- **Material**:
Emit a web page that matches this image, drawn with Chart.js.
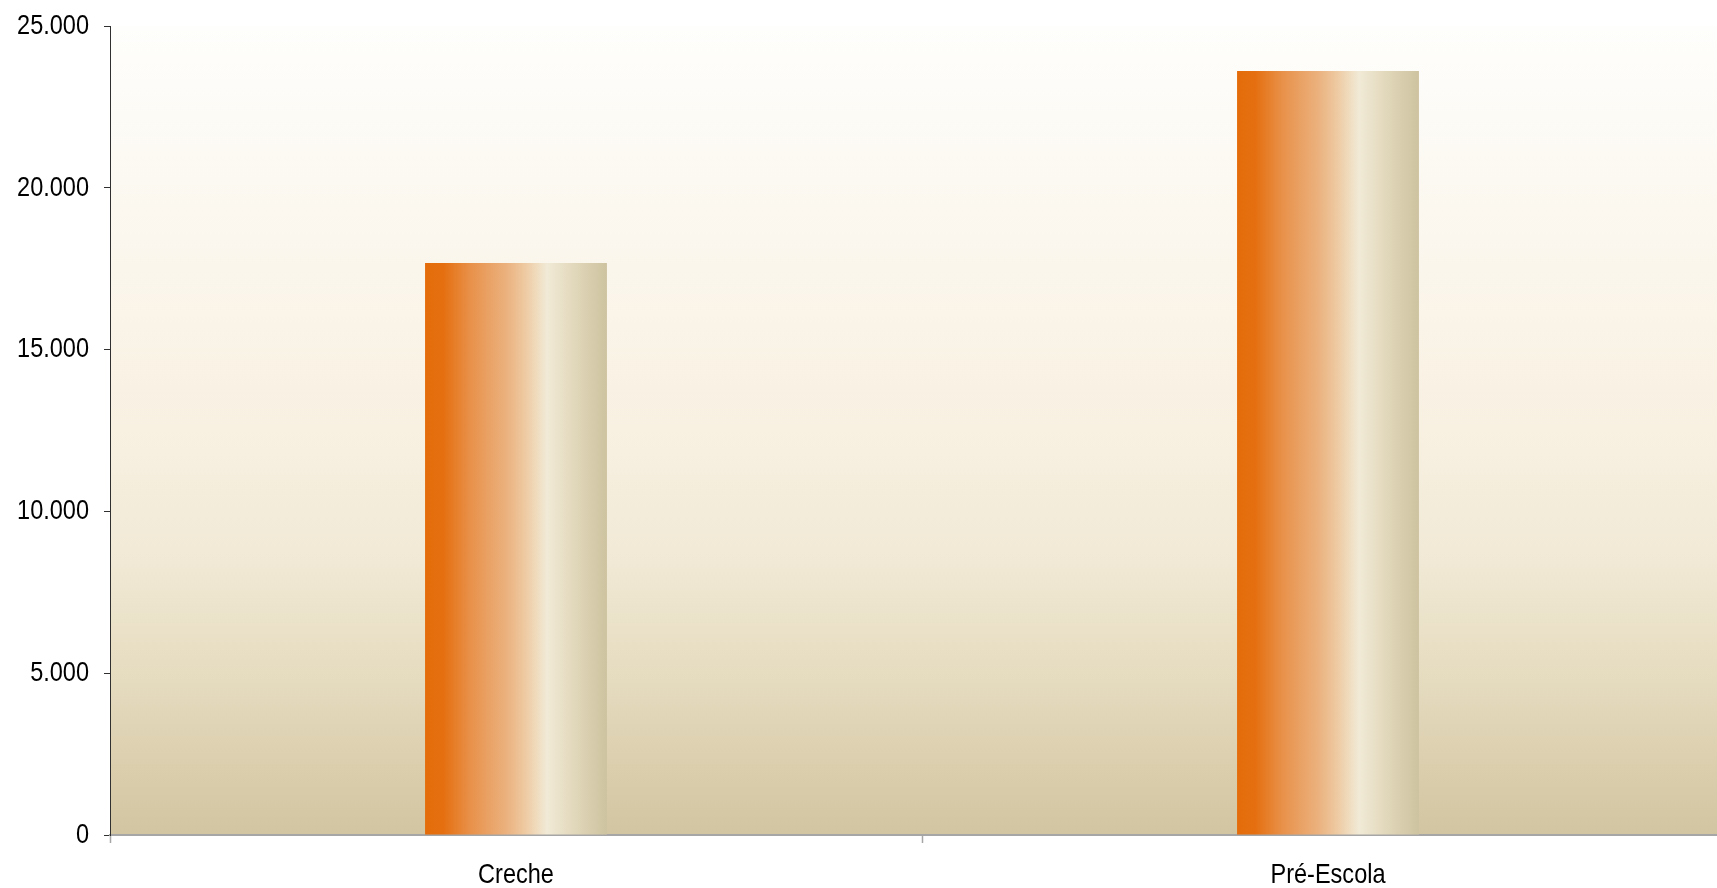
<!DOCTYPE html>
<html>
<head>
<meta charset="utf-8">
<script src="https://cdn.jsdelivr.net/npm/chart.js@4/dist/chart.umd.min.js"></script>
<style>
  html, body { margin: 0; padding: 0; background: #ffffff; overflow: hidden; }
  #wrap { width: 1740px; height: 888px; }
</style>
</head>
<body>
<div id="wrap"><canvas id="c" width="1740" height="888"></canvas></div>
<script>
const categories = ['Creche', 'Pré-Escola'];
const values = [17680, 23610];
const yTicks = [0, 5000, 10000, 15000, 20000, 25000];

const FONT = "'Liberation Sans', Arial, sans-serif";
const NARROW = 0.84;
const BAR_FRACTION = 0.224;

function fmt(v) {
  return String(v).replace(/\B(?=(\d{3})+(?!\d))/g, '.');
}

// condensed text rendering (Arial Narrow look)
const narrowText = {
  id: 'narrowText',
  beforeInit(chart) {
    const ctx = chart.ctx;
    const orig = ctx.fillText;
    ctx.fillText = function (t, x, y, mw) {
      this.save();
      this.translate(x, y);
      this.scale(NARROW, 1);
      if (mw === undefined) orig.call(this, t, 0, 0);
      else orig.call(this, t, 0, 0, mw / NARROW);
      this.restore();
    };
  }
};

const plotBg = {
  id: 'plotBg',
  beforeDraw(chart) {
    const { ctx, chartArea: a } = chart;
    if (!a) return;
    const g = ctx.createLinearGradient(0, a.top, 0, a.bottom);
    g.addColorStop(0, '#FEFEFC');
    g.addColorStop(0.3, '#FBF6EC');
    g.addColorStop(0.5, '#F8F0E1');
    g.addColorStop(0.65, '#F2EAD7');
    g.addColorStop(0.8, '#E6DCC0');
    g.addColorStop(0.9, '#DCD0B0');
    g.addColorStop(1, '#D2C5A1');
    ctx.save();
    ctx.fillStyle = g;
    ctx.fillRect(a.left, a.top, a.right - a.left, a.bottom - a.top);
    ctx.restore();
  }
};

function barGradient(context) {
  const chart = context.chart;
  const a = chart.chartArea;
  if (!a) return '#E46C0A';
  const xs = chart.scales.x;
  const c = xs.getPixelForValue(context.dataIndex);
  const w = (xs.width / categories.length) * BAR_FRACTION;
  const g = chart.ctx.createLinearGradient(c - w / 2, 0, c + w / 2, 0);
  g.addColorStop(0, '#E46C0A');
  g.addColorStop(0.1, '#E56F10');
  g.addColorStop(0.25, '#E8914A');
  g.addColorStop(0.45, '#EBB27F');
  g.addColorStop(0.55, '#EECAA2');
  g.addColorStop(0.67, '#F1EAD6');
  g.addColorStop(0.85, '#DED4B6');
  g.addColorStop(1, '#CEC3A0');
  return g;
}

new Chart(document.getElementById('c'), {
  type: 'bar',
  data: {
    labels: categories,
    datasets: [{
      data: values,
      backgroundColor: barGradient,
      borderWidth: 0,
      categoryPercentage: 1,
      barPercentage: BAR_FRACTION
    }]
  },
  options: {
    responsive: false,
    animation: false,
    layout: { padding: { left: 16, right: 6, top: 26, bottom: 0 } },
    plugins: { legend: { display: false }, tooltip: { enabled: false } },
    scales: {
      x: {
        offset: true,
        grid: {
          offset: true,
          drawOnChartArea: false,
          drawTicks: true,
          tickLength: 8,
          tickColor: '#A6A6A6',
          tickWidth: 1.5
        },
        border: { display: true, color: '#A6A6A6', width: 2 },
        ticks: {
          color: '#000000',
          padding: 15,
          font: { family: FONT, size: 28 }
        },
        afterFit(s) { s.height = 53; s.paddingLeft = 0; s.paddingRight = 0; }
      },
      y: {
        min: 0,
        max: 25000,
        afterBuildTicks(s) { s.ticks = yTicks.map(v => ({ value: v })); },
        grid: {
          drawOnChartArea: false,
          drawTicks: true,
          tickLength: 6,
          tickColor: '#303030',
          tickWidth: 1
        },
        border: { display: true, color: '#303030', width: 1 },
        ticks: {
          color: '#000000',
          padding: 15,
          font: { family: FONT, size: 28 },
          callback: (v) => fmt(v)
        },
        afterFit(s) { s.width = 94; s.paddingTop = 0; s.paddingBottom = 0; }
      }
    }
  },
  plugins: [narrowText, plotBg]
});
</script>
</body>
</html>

- **Task instructions**:
Skip the images and write out the rest of the listing exactly.

- **Exercise solution**:
Emit a web page that matches this image, drawn with Chart.js.
<!DOCTYPE html>
<html>
<head>
<meta charset="utf-8">
<script src="https://cdn.jsdelivr.net/npm/chart.js@4/dist/chart.umd.min.js"></script>
<style>
  html, body { margin: 0; padding: 0; background: #ffffff; overflow: hidden; }
  #wrap { width: 1740px; height: 888px; }
</style>
</head>
<body>
<div id="wrap"><canvas id="c" width="1740" height="888"></canvas></div>
<script>
const categories = ['Creche', 'Pré-Escola'];
const values = [17680, 23610];
const yTicks = [0, 5000, 10000, 15000, 20000, 25000];

const FONT = "'Liberation Sans', Arial, sans-serif";
const NARROW = 0.84;
const BAR_FRACTION = 0.224;

function fmt(v) {
  return String(v).replace(/\B(?=(\d{3})+(?!\d))/g, '.');
}

// condensed text rendering (Arial Narrow look)
const narrowText = {
  id: 'narrowText',
  beforeInit(chart) {
    const ctx = chart.ctx;
    const orig = ctx.fillText;
    ctx.fillText = function (t, x, y, mw) {
      this.save();
      this.translate(x, y);
      this.scale(NARROW, 1);
      if (mw === undefined) orig.call(this, t, 0, 0);
      else orig.call(this, t, 0, 0, mw / NARROW);
      this.restore();
    };
  }
};

const plotBg = {
  id: 'plotBg',
  beforeDraw(chart) {
    const { ctx, chartArea: a } = chart;
    if (!a) return;
    const g = ctx.createLinearGradient(0, a.top, 0, a.bottom);
    g.addColorStop(0, '#FEFEFC');
    g.addColorStop(0.3, '#FBF6EC');
    g.addColorStop(0.5, '#F8F0E1');
    g.addColorStop(0.65, '#F2EAD7');
    g.addColorStop(0.8, '#E6DCC0');
    g.addColorStop(0.9, '#DCD0B0');
    g.addColorStop(1, '#D2C5A1');
    ctx.save();
    ctx.fillStyle = g;
    ctx.fillRect(a.left, a.top, a.right - a.left, a.bottom - a.top);
    ctx.restore();
  }
};

function barGradient(context) {
  const chart = context.chart;
  const a = chart.chartArea;
  if (!a) return '#E46C0A';
  const xs = chart.scales.x;
  const c = xs.getPixelForValue(context.dataIndex);
  const w = (xs.width / categories.length) * BAR_FRACTION;
  const g = chart.ctx.createLinearGradient(c - w / 2, 0, c + w / 2, 0);
  g.addColorStop(0, '#E46C0A');
  g.addColorStop(0.1, '#E56F10');
  g.addColorStop(0.25, '#E8914A');
  g.addColorStop(0.45, '#EBB27F');
  g.addColorStop(0.55, '#EECAA2');
  g.addColorStop(0.67, '#F1EAD6');
  g.addColorStop(0.85, '#DED4B6');
  g.addColorStop(1, '#CEC3A0');
  return g;
}

new Chart(document.getElementById('c'), {
  type: 'bar',
  data: {
    labels: categories,
    datasets: [{
      data: values,
      backgroundColor: barGradient,
      borderWidth: 0,
      categoryPercentage: 1,
      barPercentage: BAR_FRACTION
    }]
  },
  options: {
    responsive: false,
    animation: false,
    layout: { padding: { left: 16, right: 6, top: 26, bottom: 0 } },
    plugins: { legend: { display: false }, tooltip: { enabled: false } },
    scales: {
      x: {
        offset: true,
        grid: {
          offset: true,
          drawOnChartArea: false,
          drawTicks: true,
          tickLength: 8,
          tickColor: '#A6A6A6',
          tickWidth: 1.5
        },
        border: { display: true, color: '#A6A6A6', width: 2 },
        ticks: {
          color: '#000000',
          padding: 15,
          font: { family: FONT, size: 28 }
        },
        afterFit(s) { s.height = 53; s.paddingLeft = 0; s.paddingRight = 0; }
      },
      y: {
        min: 0,
        max: 25000,
        afterBuildTicks(s) { s.ticks = yTicks.map(v => ({ value: v })); },
        grid: {
          drawOnChartArea: false,
          drawTicks: true,
          tickLength: 6,
          tickColor: '#303030',
          tickWidth: 1
        },
        border: { display: true, color: '#303030', width: 1 },
        ticks: {
          color: '#000000',
          padding: 15,
          font: { family: FONT, size: 28 },
          callback: (v) => fmt(v)
        },
        afterFit(s) { s.width = 94; s.paddingTop = 0; s.paddingBottom = 0; }
      }
    }
  },
  plugins: [narrowText, plotBg]
});
</script>
</body>
</html>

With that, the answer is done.